Kola tells this reporter: “ Now, justice has finally been done. Now, MKO can rest in peace. I wanted two things done: first, to have him honoured with the GCFR (Grand Commander of the Federal Republic), that is the highest award for presidents; then, to recognise June 12 as Democracy Day, a symbolic reminder of what that day means to Nigeria and Nigerians. I got the two and a third: A public apology from the government. Now, I can heave a sigh of happiness and relief.”
How did he do it? He told The Sun his story. He told of the many roadblocks he had to dismantle on the rough, tough road to justice for Abiola. He told the untold story of June 12; how MKO went into the June 12, 1993, presidential race; how and why he fell for Generals Ibrahim Babangida and Sani Abacha’s schemes; the annulment, the behind-the-scenes manoeuvres. Then came the June 12 struggle, the battle to wrest the deannulment, the Epetedo declaration, the four-year incarceration and eventual death of Abiola.
Kola gave The Sun an exclusive insight into all that, and of course the betrayers of the June 12 struggle, many of them strutting the stage today and calling themselves heroes of democracy and June 12 apostles. But the reality is that, while ordinary Nigerians stood on the struggle, on June 12 they ‘chopped.’ What a country!
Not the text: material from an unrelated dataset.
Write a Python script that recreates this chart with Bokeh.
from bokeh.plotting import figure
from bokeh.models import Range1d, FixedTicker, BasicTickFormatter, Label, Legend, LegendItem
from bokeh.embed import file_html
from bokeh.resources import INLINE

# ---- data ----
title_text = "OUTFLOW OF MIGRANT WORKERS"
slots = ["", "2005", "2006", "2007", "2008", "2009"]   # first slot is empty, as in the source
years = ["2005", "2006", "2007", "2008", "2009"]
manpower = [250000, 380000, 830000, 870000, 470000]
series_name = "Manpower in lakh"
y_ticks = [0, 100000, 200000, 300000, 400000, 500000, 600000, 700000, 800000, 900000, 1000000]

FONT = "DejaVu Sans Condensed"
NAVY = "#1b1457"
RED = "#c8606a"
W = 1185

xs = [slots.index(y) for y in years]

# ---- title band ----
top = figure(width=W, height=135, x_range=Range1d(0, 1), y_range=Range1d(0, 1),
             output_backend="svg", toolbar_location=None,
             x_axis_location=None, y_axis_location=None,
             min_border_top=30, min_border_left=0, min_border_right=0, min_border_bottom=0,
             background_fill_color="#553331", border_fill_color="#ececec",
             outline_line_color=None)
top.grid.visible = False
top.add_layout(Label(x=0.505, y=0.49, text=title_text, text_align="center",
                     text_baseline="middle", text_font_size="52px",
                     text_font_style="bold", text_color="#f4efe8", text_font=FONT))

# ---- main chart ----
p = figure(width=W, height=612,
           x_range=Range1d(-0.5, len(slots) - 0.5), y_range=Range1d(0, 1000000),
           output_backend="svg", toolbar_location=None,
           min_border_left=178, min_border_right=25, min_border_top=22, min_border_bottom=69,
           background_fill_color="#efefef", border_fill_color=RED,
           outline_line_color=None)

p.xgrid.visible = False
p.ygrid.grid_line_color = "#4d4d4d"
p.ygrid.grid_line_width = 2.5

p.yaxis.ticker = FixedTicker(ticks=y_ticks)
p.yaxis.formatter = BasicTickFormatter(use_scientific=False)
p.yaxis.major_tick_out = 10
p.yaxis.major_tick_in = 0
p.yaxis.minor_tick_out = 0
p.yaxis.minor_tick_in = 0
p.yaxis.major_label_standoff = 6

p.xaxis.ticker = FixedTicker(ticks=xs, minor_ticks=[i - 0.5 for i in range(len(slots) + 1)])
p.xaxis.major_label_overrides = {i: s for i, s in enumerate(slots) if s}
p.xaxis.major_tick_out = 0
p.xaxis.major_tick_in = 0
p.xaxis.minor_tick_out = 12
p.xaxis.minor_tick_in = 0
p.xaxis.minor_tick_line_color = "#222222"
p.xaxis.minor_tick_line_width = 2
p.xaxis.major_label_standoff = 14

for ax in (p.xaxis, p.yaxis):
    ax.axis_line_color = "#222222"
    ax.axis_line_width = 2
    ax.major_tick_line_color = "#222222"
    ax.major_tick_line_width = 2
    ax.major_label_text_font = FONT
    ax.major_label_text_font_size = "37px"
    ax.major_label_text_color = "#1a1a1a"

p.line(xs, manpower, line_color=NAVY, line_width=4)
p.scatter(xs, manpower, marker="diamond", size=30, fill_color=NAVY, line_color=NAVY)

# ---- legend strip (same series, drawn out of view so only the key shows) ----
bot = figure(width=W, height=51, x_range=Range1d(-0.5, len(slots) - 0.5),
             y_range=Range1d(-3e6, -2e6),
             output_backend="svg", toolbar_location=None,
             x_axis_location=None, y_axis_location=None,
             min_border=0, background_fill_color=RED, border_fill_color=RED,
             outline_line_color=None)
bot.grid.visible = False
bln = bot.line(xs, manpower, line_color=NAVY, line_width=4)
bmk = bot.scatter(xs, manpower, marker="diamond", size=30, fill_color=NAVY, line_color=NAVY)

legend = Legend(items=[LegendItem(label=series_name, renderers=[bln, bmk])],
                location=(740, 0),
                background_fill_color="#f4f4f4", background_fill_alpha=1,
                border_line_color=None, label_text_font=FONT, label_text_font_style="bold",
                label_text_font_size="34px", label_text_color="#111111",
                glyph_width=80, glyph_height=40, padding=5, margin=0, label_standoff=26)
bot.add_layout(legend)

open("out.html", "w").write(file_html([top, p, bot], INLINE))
To get the scion of the Abiola dynasty for an interview didn’t come exactly easy. For those who know him, Kola is quiet and self-effacing. For two years or thereabouts, I had nudged him for a chat on June 12 and the untold story of the struggle as well as happenings around the family of the man of hope, who sought to give Nigerians a meaningful life but was cut short by those who wished the people otherwise.
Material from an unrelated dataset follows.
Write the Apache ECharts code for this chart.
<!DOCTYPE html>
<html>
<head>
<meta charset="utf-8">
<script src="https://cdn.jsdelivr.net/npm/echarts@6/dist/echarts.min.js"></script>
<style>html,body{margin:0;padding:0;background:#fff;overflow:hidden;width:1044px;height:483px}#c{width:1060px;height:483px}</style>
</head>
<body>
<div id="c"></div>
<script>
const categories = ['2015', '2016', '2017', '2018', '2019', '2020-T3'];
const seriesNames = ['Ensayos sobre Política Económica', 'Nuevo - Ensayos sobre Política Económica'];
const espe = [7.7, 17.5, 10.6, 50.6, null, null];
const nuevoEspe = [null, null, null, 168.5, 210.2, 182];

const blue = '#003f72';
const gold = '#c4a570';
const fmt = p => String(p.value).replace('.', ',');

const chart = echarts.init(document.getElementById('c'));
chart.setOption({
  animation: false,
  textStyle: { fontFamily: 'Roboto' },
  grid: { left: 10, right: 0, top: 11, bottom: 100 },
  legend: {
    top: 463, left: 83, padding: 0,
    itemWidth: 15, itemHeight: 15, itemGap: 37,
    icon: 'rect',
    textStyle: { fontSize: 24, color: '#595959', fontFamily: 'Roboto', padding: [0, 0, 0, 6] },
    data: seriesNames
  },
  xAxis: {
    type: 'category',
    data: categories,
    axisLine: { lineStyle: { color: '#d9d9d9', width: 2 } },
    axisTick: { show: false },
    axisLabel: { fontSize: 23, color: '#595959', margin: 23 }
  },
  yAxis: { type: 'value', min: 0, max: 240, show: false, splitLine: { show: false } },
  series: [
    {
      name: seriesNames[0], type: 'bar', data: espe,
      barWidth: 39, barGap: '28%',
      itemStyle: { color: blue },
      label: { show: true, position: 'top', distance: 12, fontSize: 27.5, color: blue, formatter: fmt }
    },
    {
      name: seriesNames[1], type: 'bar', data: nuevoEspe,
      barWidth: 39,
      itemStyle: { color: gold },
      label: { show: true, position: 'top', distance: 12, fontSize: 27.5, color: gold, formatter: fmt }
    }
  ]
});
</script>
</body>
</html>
And he always had a reply: “Not yet my brother.” When President Buhari honoured him with an award and declared June 12 a national holiday and Democracy Day, I intensified my efforts. No dice. Until the eve of Nigeria’s new Democracy Day. He gave his word and kept it. He said it would be no-holds-barred and it was. “Just ask anything. About MKO, June 12, his family; about me, his children, anything. I am ready. And if I can’t give you a straight answer, I will give you the reason.”
So, for two hours last Saturday, in company with Onuoha Ukeh, Editor, Daily Sun; Femi Babafemi, Saturday Editor, and correspondent, Chinelo Obogo, we took Kola Abiola up on a wide range of issues. Nothing was too sacred for us to ask: Abiola’s wives, wealth, his deal with the military, Kingibe and those who later served under Abacha, among others. We think we had a good interview. It is for you the readers to grab your copies on Wednesday, June 12, for your verdict.
I agree entirely with Kola when he argues that June 12 and Democracy Day can only be meaningful when we imbibe its meaning and symbolisms.
Abiola’s victory was across ethnic, religious and social divides. It broke all barriers. It was a pan-Nigerian mandate. It was a truly unique experience for our nation. A man who ran on a Muslim-Muslim ticket had no difficulty trouncing his opponent in the South and North of the country. Nobody gave a damn about that. Nobody cared about his tribe or religion. They just saw a good man, a capable man who could deliver good governance, and every one keyed in.
But we seemed to have regressed into religious and ethnic cocoons after June 12. How come we have become so sharply divided, where the place a man comes from and the religion he practices have been elevated above the content of his heart, character and competence? How come there are many nations in one nation, where tribe has become more important than nation? Where did we get it wrong?
As we celebrate Nigeria’s first Democracy Day, may the spirit of MKO Abiola and all martyrs who gave their lives that we may have a country called Nigeria continue to rest in peace profound. Amen.